>> start Material shown

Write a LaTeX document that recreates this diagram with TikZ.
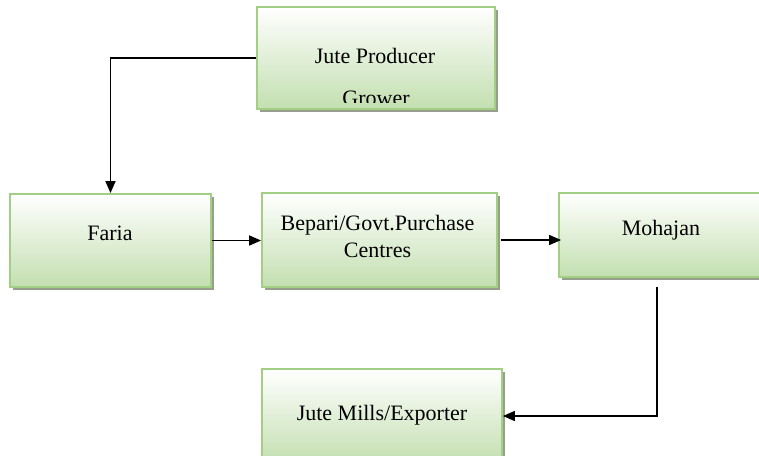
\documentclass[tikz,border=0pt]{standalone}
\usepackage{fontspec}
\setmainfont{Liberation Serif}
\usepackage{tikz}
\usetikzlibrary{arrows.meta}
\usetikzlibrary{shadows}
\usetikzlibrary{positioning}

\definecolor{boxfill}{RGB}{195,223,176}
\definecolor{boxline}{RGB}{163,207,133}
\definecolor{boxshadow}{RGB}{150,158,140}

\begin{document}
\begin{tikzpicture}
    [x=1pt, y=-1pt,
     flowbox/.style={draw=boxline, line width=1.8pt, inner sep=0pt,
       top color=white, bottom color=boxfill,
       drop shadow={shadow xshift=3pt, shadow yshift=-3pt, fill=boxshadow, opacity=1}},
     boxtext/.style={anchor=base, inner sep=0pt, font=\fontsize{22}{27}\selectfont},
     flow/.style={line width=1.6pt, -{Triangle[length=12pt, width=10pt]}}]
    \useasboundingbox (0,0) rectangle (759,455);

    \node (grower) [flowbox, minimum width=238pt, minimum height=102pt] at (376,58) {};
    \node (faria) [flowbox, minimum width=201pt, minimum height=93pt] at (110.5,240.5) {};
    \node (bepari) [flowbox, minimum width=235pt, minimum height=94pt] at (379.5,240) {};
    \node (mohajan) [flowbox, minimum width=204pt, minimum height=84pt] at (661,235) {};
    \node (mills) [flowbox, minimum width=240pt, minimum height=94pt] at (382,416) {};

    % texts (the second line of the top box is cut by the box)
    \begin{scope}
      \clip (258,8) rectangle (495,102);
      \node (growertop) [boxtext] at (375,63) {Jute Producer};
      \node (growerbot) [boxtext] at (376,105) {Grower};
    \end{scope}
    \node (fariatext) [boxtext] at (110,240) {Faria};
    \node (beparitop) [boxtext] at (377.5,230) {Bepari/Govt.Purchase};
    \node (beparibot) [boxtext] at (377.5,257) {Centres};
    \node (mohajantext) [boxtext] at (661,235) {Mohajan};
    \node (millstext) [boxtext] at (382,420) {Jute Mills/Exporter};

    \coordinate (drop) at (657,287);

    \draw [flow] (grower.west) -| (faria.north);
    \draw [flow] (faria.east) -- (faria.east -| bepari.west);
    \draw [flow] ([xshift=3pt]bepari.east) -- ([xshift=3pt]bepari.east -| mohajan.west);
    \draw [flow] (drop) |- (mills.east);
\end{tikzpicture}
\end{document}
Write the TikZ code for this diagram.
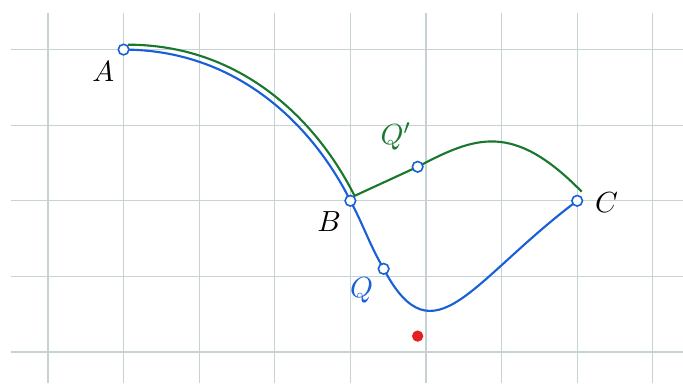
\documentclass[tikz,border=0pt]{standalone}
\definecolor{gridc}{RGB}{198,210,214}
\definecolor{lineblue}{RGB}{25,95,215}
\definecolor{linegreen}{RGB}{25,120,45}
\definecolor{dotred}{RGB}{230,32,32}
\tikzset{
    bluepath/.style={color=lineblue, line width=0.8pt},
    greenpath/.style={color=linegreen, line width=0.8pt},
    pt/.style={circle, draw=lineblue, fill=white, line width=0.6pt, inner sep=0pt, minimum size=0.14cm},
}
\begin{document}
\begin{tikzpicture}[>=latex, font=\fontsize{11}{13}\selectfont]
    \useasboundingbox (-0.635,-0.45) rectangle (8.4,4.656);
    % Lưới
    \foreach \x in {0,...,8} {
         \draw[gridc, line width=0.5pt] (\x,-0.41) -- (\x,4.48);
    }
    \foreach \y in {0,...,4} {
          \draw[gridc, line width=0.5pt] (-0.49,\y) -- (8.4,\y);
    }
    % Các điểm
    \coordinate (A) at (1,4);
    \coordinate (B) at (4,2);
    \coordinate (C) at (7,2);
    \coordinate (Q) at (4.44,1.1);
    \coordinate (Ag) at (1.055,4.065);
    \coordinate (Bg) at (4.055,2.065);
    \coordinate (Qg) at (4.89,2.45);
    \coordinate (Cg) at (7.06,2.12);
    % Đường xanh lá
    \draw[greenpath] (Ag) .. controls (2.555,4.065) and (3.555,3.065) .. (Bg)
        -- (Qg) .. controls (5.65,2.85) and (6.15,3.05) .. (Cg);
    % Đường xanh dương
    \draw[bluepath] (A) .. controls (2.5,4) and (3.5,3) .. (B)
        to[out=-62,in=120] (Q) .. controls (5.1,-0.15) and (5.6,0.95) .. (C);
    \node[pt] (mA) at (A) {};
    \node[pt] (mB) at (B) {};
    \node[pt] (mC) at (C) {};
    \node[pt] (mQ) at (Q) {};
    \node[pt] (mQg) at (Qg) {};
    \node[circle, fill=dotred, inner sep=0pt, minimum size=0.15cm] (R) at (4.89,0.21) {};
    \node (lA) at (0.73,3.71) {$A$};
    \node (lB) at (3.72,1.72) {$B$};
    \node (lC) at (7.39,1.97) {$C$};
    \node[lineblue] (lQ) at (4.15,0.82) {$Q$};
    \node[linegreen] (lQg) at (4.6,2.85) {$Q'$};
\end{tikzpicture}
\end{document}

>> end Material shown
>> start Material shown

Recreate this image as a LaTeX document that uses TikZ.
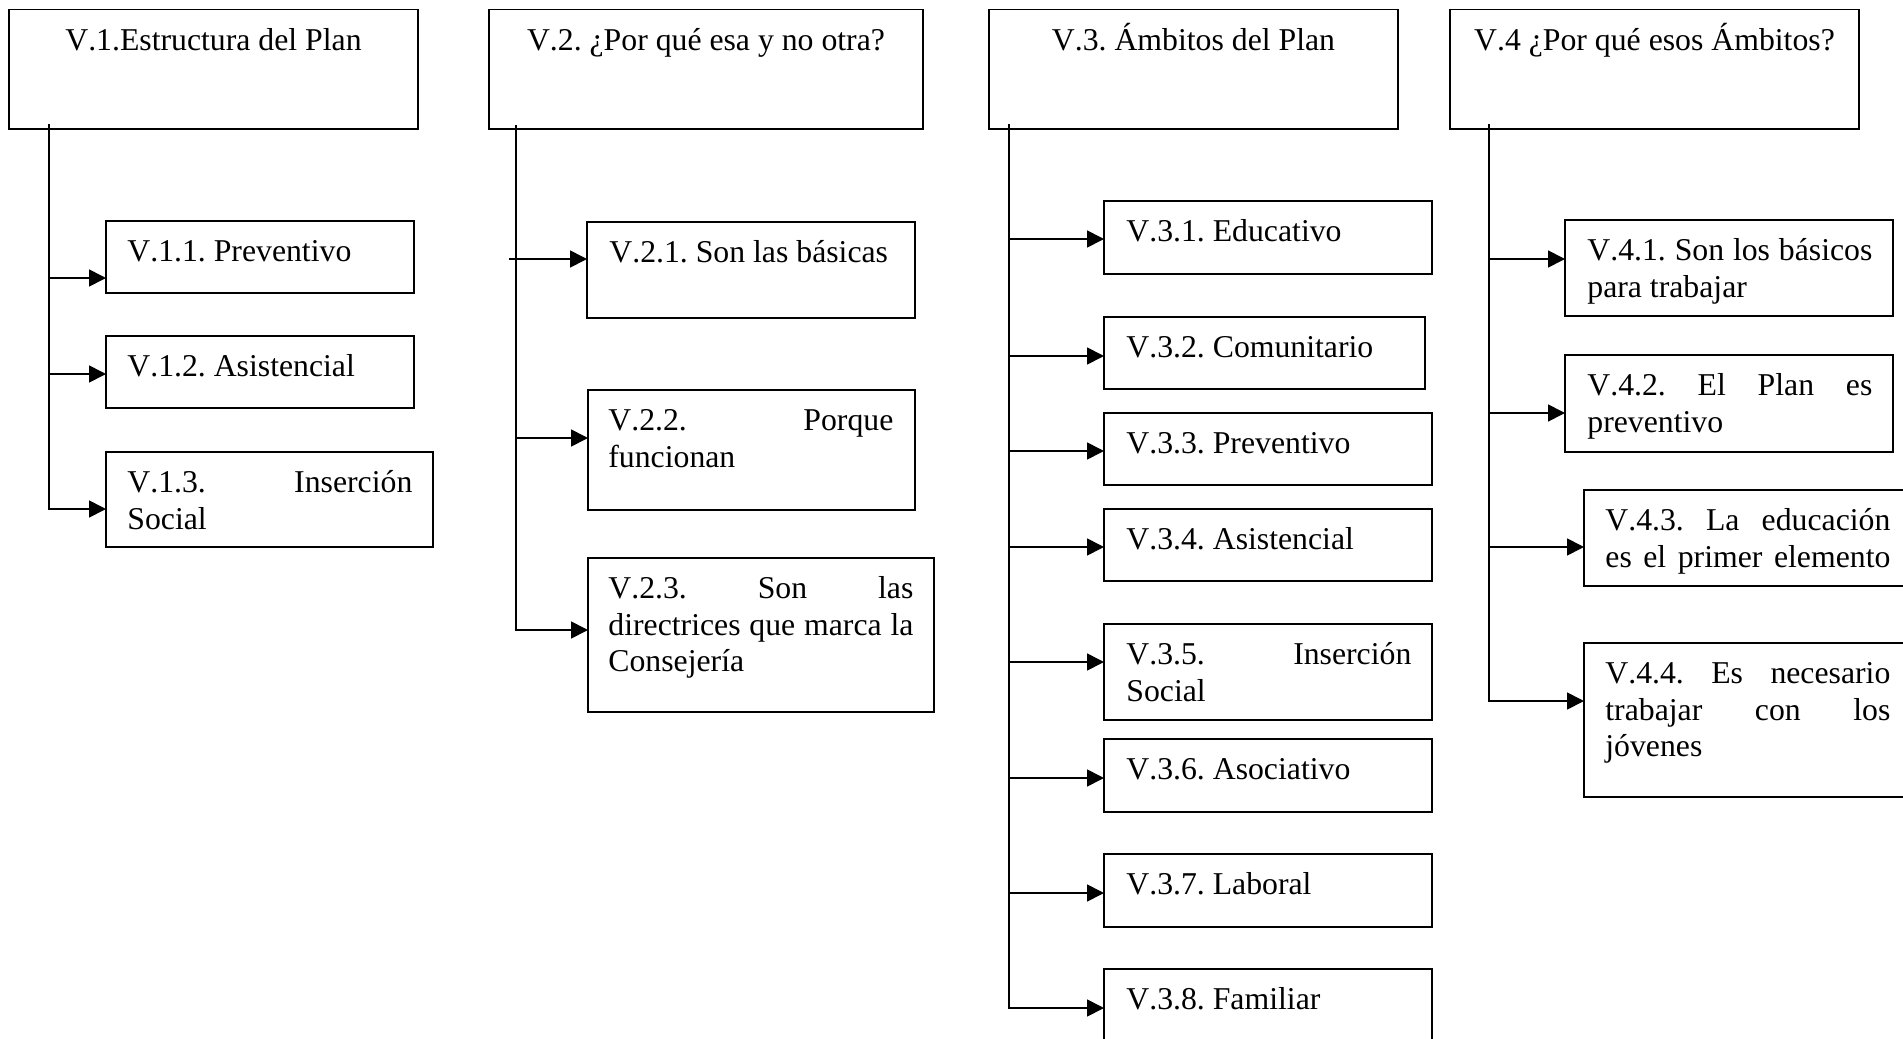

>> end Material shown
>> start Material shown

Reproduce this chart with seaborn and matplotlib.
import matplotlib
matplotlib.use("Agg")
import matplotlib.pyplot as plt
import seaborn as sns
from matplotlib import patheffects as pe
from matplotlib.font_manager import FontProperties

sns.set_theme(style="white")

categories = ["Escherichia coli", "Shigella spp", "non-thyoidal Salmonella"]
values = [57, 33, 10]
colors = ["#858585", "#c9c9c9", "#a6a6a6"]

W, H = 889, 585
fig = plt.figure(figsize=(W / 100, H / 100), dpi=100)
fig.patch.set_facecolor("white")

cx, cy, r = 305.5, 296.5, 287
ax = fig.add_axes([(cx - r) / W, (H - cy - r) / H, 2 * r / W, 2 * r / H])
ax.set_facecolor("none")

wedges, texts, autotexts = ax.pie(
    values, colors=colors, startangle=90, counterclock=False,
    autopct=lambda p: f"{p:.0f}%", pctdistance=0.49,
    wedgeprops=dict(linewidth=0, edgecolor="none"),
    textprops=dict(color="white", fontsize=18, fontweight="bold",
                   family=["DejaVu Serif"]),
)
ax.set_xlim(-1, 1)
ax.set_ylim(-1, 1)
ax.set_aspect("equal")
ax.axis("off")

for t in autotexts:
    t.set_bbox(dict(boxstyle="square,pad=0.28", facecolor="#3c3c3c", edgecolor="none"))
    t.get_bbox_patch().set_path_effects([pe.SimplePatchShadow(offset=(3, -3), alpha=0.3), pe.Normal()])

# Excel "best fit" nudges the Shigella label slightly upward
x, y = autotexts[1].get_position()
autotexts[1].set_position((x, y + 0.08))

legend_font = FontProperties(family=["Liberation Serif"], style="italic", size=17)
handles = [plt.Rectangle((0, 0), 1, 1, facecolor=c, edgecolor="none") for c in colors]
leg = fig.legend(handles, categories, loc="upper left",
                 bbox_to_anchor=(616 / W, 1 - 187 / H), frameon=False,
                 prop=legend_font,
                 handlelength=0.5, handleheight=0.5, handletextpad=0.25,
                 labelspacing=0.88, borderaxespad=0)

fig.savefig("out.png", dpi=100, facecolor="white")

>> end Material shown

Given exercise:
Transcribe nothing but the lines from the line with "Reproduce this chart" through the line with "autotexts[1].set_position((x, y + 0.08))", reproducing each exactly.

Finished task:
Reproduce this chart with seaborn and matplotlib.
import matplotlib
matplotlib.use("Agg")
import matplotlib.pyplot as plt
import seaborn as sns
from matplotlib import patheffects as pe
from matplotlib.font_manager import FontProperties

sns.set_theme(style="white")

categories = ["Escherichia coli", "Shigella spp", "non-thyoidal Salmonella"]
values = [57, 33, 10]
colors = ["#858585", "#c9c9c9", "#a6a6a6"]

W, H = 889, 585
fig = plt.figure(figsize=(W / 100, H / 100), dpi=100)
fig.patch.set_facecolor("white")

cx, cy, r = 305.5, 296.5, 287
ax = fig.add_axes([(cx - r) / W, (H - cy - r) / H, 2 * r / W, 2 * r / H])
ax.set_facecolor("none")

wedges, texts, autotexts = ax.pie(
    values, colors=colors, startangle=90, counterclock=False,
    autopct=lambda p: f"{p:.0f}%", pctdistance=0.49,
    wedgeprops=dict(linewidth=0, edgecolor="none"),
    textprops=dict(color="white", fontsize=18, fontweight="bold",
                   family=["DejaVu Serif"]),
)
ax.set_xlim(-1, 1)
ax.set_ylim(-1, 1)
ax.set_aspect("equal")
ax.axis("off")

for t in autotexts:
    t.set_bbox(dict(boxstyle="square,pad=0.28", facecolor="#3c3c3c", edgecolor="none"))
    t.get_bbox_patch().set_path_effects([pe.SimplePatchShadow(offset=(3, -3), alpha=0.3), pe.Normal()])

# Excel "best fit" nudges the Shigella label slightly upward
x, y = autotexts[1].get_position()
autotexts[1].set_position((x, y + 0.08))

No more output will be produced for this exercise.